Não se pense que, em relação ao Congo, tudo foi fácil: não foi chegar, ver e vencer, segundo o famoso dito de Júlio César. Embora o monarca congolês, D. João Manicongo – forma portuguesa abreviada de Muéni-Congo, que significa senhor do Congo – tivesse inicialmente aderido à fé católica, sendo logo baptizado, bem como muitos fidalgos da corte, nem todos se converteram. Com efeito, um filho do monarca, de seu nome indígena – como não se batizou, não teve outro – Mpanzu-a-Quitima, nunca aceitou ser cristão, tendo permanecido fiel à ancestral religião pagã congolesa. Como ele, também outros recusaram o baptismo, o que prova que as conversões não foram forçadas e que, portanto, se dava aos autóctones a liberdade para abraçar, ou não, a fé cristã. Mesmo aqueles que livremente foram baptizados, foram também depois deixados em plena liberdade quanto a essa sua opção: quando o rei D. João foi advertido de que, como cristão, não poderia manter as várias mulheres que então tinha como suas esposas, apostatou, bem como muitos outros cortesãos, que também se quiseram manter polígamos e, portanto, igualmente renegaram a fé cristã.

É aliás como apóstata impenitente que o rei D. João morre, por volta de 1505, iniciando-se então uma fratricida guerra pela sucessão ao trono: por um lado, Mbemba-a-Nazinga, que foi baptizado com o nome de Afonso, e, pelo outro, o já referido Mpanzu-a-Quitima. Felizmente, ganhou o pretendente cristão, que veio a ser el-rei D. Afonso I.

D. António Barroso, o bispo missionário que a primeira república portuguesa perseguiu e desterrou, disse que, quando ainda se mantinha a monarquia congolesa, qualquer súbdito desse reino sabia o nome de três reis: o reinante, o antecessor e D. Afonso I. Foi este “um homem de génio, um cristão, um herói”, não apenas nas horas felizes do seu reinado, mas também quando, tendo seu pai apostatado, foi por ele perseguido, desterrado e deserdado, e sofreu, por fidelidade a Cristo e à Igreja, “mil milhões de ameaças e injúrias”, como o próprio escreveu ao rei D. Manuel I.

Segundo o Padre António Lourenço Farinha, “no Congo, como posteriormente na Abissínia e no Japão, não guiou os portugueses a ideia de conquista”, nem o afã comercial. Com efeito, quando Simão da Silva foi despachado, em 1512, como embaixador português junto do rei do Congo, “não levava a incumbência de efectuar carregamentos de especiarias ou pedras preciosas, que tanto deslumbravam a Europa nessa época”.

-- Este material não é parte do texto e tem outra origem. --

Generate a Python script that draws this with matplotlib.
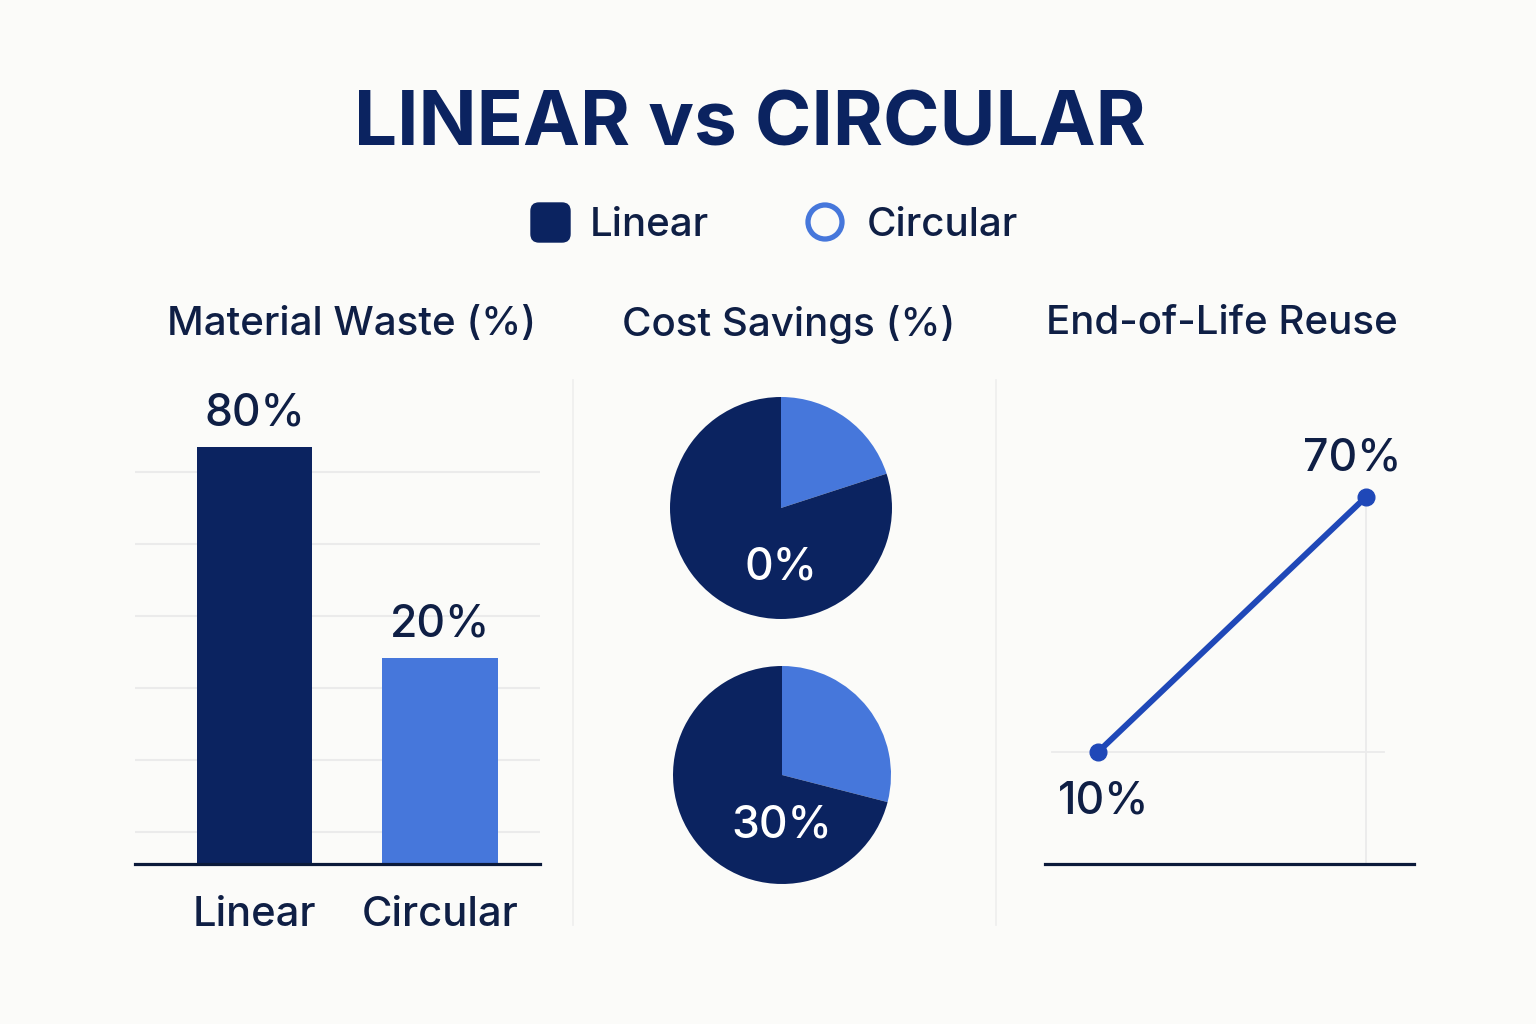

Em 1491 já havia, no Congo, uma escola para ensinar os nativos a ler e escrever, que era dirigida por um autóctone, um dos primeiros que Diogo Cão trouxe para Portugal, para que aprendessem gramática e doutrina cristã. Segundo se lê na ‘Relação do Capitão Garcia Mendes Castelo Branco’, arquivada na Biblioteca da Ajuda, no primeiro quartel do século XVII existiam no Congo “muitos naturais, grandes latinos e clérigos, e clérigos filhos da própria terra”. Um sobrinho de D. Afonso I e seu homónimo, destacou-se tanto no seu saber que obteve, por portaria de 6 de Julho de 1533, o diploma de professor de Gramática na metrópole, tendo lecionado numa escola pública de Lisboa.

Em boa hora, a assembleia municipal olisiponense decidiu avançar com o Museu dos Descobrimentos portugueses. Em atenção aos ressabiados da história de Portugal, conceda-se-lhes uma esconsa arrecadação, onde possam exibir os seus complexos de inferioridade e carpir as suas atávicas culpas pelos crimes de outrora. Mas melhor seria que expiassem a ‘exemplar descolonização’ e, já agora, se penitenciassem pelas suas ofensas à verdade histórica e à memória e glória de Portugal.